REGINA – Emergency officials say the predicted movement of large wildfires in northern Alberta toward northwestern Saskatchewan has not happened. Saskatchewan emergency management commissioner Duane McKay says the fires, including a blaze that raced through Fort McMurray, haven’t advanced much and that’s a relief.
“It’s cautious relief,” McKay said Tuesday in a conference call.
“When we’re going into a season that started significantly earlier than normal, and the extreme forest and grass fires that we’ve seen over the last few days, I think we’re remaining vigilant.”
“Certainly, we’re very happy that we’ve seen this shift in the weather, and the patterns and fire behaviour in northern Alberta have not been as predicted, so there is a sense of relief, but we’re just at the beginning of our season.”
FULL COVERAGE: Fort McMurray Wildfire
Alberta officials said Tuesday that two wildfires in the Fort McMurray area had joined and covered about 2,300 square kilometres.
The flames were still more than 15 kilometres from the Saskatchewan boundary and more than 50 kilometres from any Saskatchewan community.
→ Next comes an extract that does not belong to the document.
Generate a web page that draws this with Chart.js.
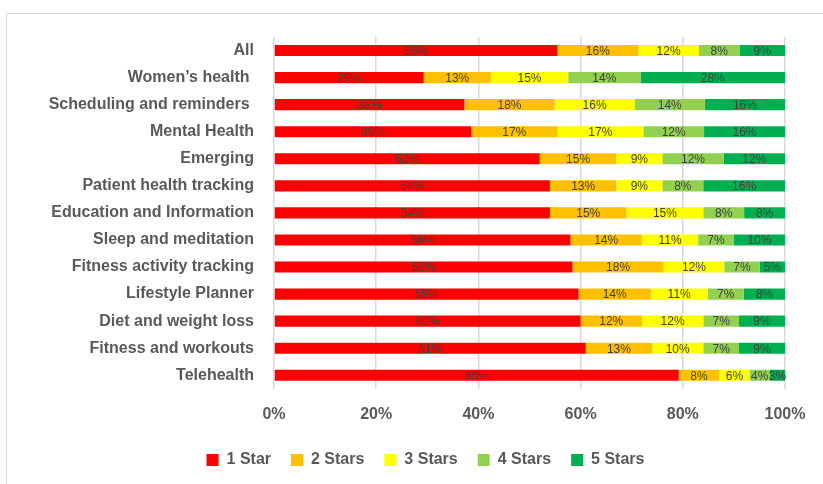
<!DOCTYPE html>
<html>
<head>
<meta charset="utf-8">
<script src="https://cdn.jsdelivr.net/npm/chart.js@4.4.1/dist/chart.umd.min.js"></script>
<style>
  html, body { margin: 0; padding: 0; background: #fff; }
  #wrap { position: relative; width: 823px; height: 484px; overflow: hidden; }
  #frame { position: absolute; left: 6px; top: 13px; width: 830px; height: 480px; border: 1px solid #d9d9d9; box-sizing: border-box; }
  #chart { position: absolute; left: 0; top: 0; }
</style>
</head>
<body>
<div id="wrap">
  <div id="frame"></div>
  <canvas id="chart" width="823" height="484"></canvas>
</div>
<script>
var categories = ['All', 'Women\u2019s health ', 'Scheduling and reminders ', 'Mental Health', 'Emerging',
  'Patient health tracking', 'Education and Information', 'Sleep and meditation', 'Fitness activity tracking',
  'Lifestyle Planner', 'Diet and weight loss', 'Fitness and workouts', 'Telehealth'];
var oneStar   = [56, 29, 38, 39, 52, 54, 54, 58, 59, 59, 60, 61, 80];
var twoStars  = [16, 13, 18, 17, 15, 13, 15, 14, 18, 14, 12, 13, 8];
var threeStars = [12, 15, 16, 17, 9, 9, 15, 11, 12, 11, 12, 10, 6];
var fourStars = [8, 14, 14, 12, 12, 8, 8, 7, 7, 7, 7, 7, 4];
var fiveStars = [9, 28, 16, 16, 12, 16, 8, 10, 5, 8, 9, 9, 3];
var seriesNames = ['1 Star', '2 Stars', '3 Stars', '4 Stars', '5 Stars'];
var seriesColors = ['#ff0000', '#ffc000', '#ffff00', '#92d050', '#00b050'];
var xTicks = ['0%', '20%', '40%', '60%', '80%', '100%'];

var series = [oneStar, twoStars, threeStars, fourStars, fiveStars];
// 100% stacked: scale each row to its own total
var totals = categories.map(function (c, i) {
  return series.reduce(function (s, arr) { return s + arr[i]; }, 0);
});

var labelPlugin = {
  id: 'segLabels',
  afterDatasetsDraw: function (chart) {
    var ctx = chart.ctx;
    ctx.save();
    ctx.font = '12px "Liberation Sans"';
    ctx.fillStyle = '#404040';
    ctx.textAlign = 'center';
    ctx.textBaseline = 'middle';
    chart.data.datasets.forEach(function (ds, di) {
      chart.getDatasetMeta(di).data.forEach(function (bar, i) {
        ctx.fillText(series[di][i] + '%', (bar.x + bar.base) / 2, bar.y + 1);
      });
    });
    ctx.restore();
  }
};

// nudge the legend so it sits where the original has it
var legendShift = {
  id: 'legendShift',
  afterLayout: function (chart) {
    var lg = chart.legend;
    lg.left += 23; lg.right += 23;
    lg.top -= 8; lg.bottom -= 8;
  }
};

new Chart(document.getElementById('chart'), {
  type: 'bar',
  data: {
    labels: categories,
    datasets: series.map(function (arr, k) {
      return {
        label: seriesNames[k],
        data: arr.map(function (v, i) { return v / totals[i] * 100; }),
        backgroundColor: seriesColors[k],
        borderWidth: 0,
        categoryPercentage: 1,
        barPercentage: 0.41
      };
    })
  },
  options: {
    responsive: false,
    animation: false,
    indexAxis: 'y',
    layout: { padding: { top: 37, left: 20, right: 38, bottom: -2 } },
    plugins: {
      tooltip: { enabled: false },
      legend: {
        position: 'bottom',
        labels: {
          boxWidth: 12, boxHeight: 12, padding: 20,
          color: '#595959',
          font: { family: 'Liberation Sans', size: 16, weight: 'bold' }
        }
      }
    },
    scales: {
      x: {
        stacked: true, min: 0, max: 100,
        ticks: {
          stepSize: 20, padding: 16, color: '#595959',
          font: { family: 'Liberation Sans', size: 16, weight: 'bold' },
          callback: function (v, i) { return xTicks[i]; }
        },
        grid: { color: '#d9d9d9', lineWidth: 1.5, drawTicks: false },
        border: { display: false }
      },
      y: {
        stacked: true,
        afterFit: function (scale) { scale.width = 254; },
        ticks: {
          padding: 20, color: '#595959',
          font: { family: 'Liberation Sans', size: 16, weight: 'bold' }
        },
        grid: { display: false, drawTicks: false },
        border: { display: false }
      }
    }
  },
  plugins: [labelPlugin, legendShift]
});
</script>
</body>
</html>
The closest would be places such as La Loche or Buffalo Narrows.
The communities have been under special air-quality advisories from Environment Canada because winds have blown in smoke from Alberta. The latest advisory Tuesday morning said the smoke was expected to push south out of the La Loche and Buffalo Narrows regions as the wind direction shifted.
McKay said there was no immediate threat.
“Notwithstanding that, we continue to work very closely with communities. All the communities in those particular areas are actively engaged in their planning for whatever this season might bring, but obviously with a lot less anxiety.”
Officials and residents in Saskatchewan have been closely watching the fire situation.
There were 720 fires that forced about 13,000 people from their homes last summer and burned 17,000 square kilometres of forest.
The Saskatchewan government recalled firefighting crews two weeks earlier this year and hired eight new crews in preparation for an early start to the wildfire season. The winter saw below average snowfall and above normal temperatures in much of Western Canada.
However, much needed rain soaked southern Saskatchewan on Tuesday and lowered the fire risk.
“It will wet down the fine fuels … the grasses, the small shrubs. It will also allow the trees and grasses to actually flush, turn green. When they do that, they become less volatile, less flammable,” said Steve Roberts, the province’s executive director of wildfire management.
“When greenup occurs, forests become a little bit more resistant to fire and quick fire starts, so that’s what the rain’s going to do.”
Roberts said only a part of northwestern Saskatchewan in the forest remains an extreme hazard.